▸ EXERCISE OBJECTIVE: The material below should be written out in full and exactly; pictures stay out of the copy.

═════ DATASET EXTRACT

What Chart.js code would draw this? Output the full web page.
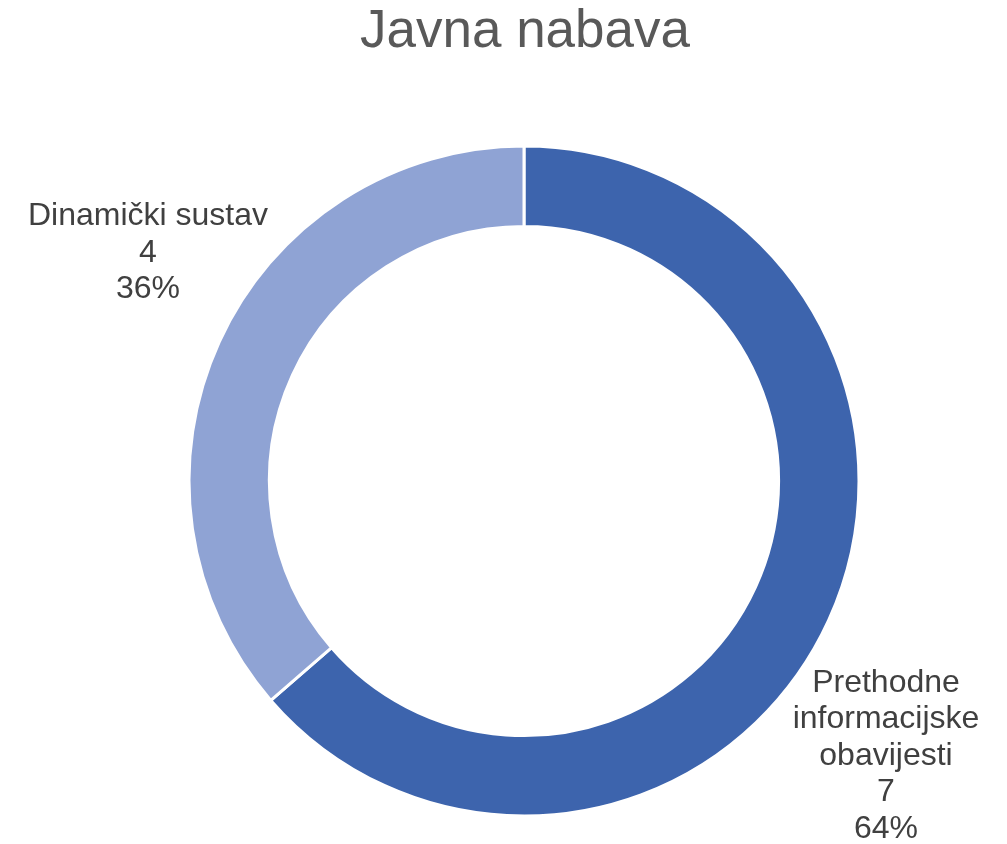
<!DOCTYPE html>
<html>
<head>
<meta charset="utf-8">
<script src="https://cdn.jsdelivr.net/npm/chart.js@4"></script>
<style>
html,body{margin:0;padding:0;background:#fff;}
#wrap{width:1007px;height:844px;position:relative;}
</style>
</head>
<body>
<div id="wrap"><canvas id="c" width="1007" height="844"></canvas></div>
<script>
const chartTitle = "Javna nabava";
const categories = ["Prethodne informacijske obavijesti", "Dinamički sustav"];
const labelLines = [["Prethodne", "informacijske", "obavijesti"], ["Dinamički sustav"]];
const values = [7, 4];
const colors = ["#3D64AD", "#8FA3D4"];

const total = values.reduce((a, b) => a + b, 0);
// label block offsets from chart centre (layout only)
const labelOffsets = [[362, 275], [-376, -228]];

const labelPlugin = {
  id: 'sliceLabels',
  afterDraw(chart) {
    const ctx = chart.ctx;
    const meta = chart.getDatasetMeta(0);
    ctx.save();
    ctx.fillStyle = '#595959';
    ctx.font = '53px "Liberation Sans", Arial, sans-serif';
    ctx.textAlign = 'center';
    ctx.textBaseline = 'middle';
    ctx.fillText(chartTitle, 525, 32);
    ctx.fillStyle = '#404040';
    ctx.font = '32px "Liberation Sans", Arial, sans-serif';
    meta.data.forEach((arc, i) => {
      const lines = labelLines[i].concat([String(values[i]), Math.round(values[i] / total * 100) + '%']);
      const cx = arc.x + labelOffsets[i][0];
      const cy = arc.y + labelOffsets[i][1];
      const lh = 36.5;
      const startY = cy - (lines.length - 1) * lh / 2;
      lines.forEach((t, j) => ctx.fillText(t, cx, startY + j * lh));
    });
    ctx.restore();
  }
};

new Chart(document.getElementById('c'), {
  type: 'doughnut',
  data: {
    labels: categories,
    datasets: [{
      data: values,
      backgroundColor: colors,
      borderColor: '#ffffff',
      borderWidth: 3,
      hoverOffset: 0
    }]
  },
  options: {
    responsive: false,
    animation: false,
    cutout: '76%',
    layout: { padding: { top: 144.5, bottom: 26.5, left: 41, right: 0 } },
    plugins: {
      legend: { display: false },
      title: { display: false },
      tooltip: { enabled: false }
    }
  },
  plugins: [labelPlugin]
});
</script>
</body>
</html>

══════════

▸ ANSWER TO THE EXERCISE:
What Chart.js code would draw this? Output the full web page.
<!DOCTYPE html>
<html>
<head>
<meta charset="utf-8">
<script src="https://cdn.jsdelivr.net/npm/chart.js@4"></script>
<style>
html,body{margin:0;padding:0;background:#fff;}
#wrap{width:1007px;height:844px;position:relative;}
</style>
</head>
<body>
<div id="wrap"><canvas id="c" width="1007" height="844"></canvas></div>
<script>
const chartTitle = "Javna nabava";
const categories = ["Prethodne informacijske obavijesti", "Dinamički sustav"];
const labelLines = [["Prethodne", "informacijske", "obavijesti"], ["Dinamički sustav"]];
const values = [7, 4];
const colors = ["#3D64AD", "#8FA3D4"];

const total = values.reduce((a, b) => a + b, 0);
// label block offsets from chart centre (layout only)
const labelOffsets = [[362, 275], [-376, -228]];

const labelPlugin = {
  id: 'sliceLabels',
  afterDraw(chart) {
    const ctx = chart.ctx;
    const meta = chart.getDatasetMeta(0);
    ctx.save();
    ctx.fillStyle = '#595959';
    ctx.font = '53px "Liberation Sans", Arial, sans-serif';
    ctx.textAlign = 'center';
    ctx.textBaseline = 'middle';
    ctx.fillText(chartTitle, 525, 32);
    ctx.fillStyle = '#404040';
    ctx.font = '32px "Liberation Sans", Arial, sans-serif';
    meta.data.forEach((arc, i) => {
      const lines = labelLines[i].concat([String(values[i]), Math.round(values[i] / total * 100) + '%']);
      const cx = arc.x + labelOffsets[i][0];
      const cy = arc.y + labelOffsets[i][1];
      const lh = 36.5;
      const startY = cy - (lines.length - 1) * lh / 2;
      lines.forEach((t, j) => ctx.fillText(t, cx, startY + j * lh));
    });
    ctx.restore();
  }
};

new Chart(document.getElementById('c'), {
  type: 'doughnut',
  data: {
    labels: categories,
    datasets: [{
      data: values,
      backgroundColor: colors,
      borderColor: '#ffffff',
      borderWidth: 3,
      hoverOffset: 0
    }]
  },
  options: {
    responsive: false,
    animation: false,
    cutout: '76%',
    layout: { padding: { top: 144.5, bottom: 26.5, left: 41, right: 0 } },
    plugins: {
      legend: { display: false },
      title: { display: false },
      tooltip: { enabled: false }
    }
  },
  plugins: [labelPlugin]
});
</script>
</body>
</html>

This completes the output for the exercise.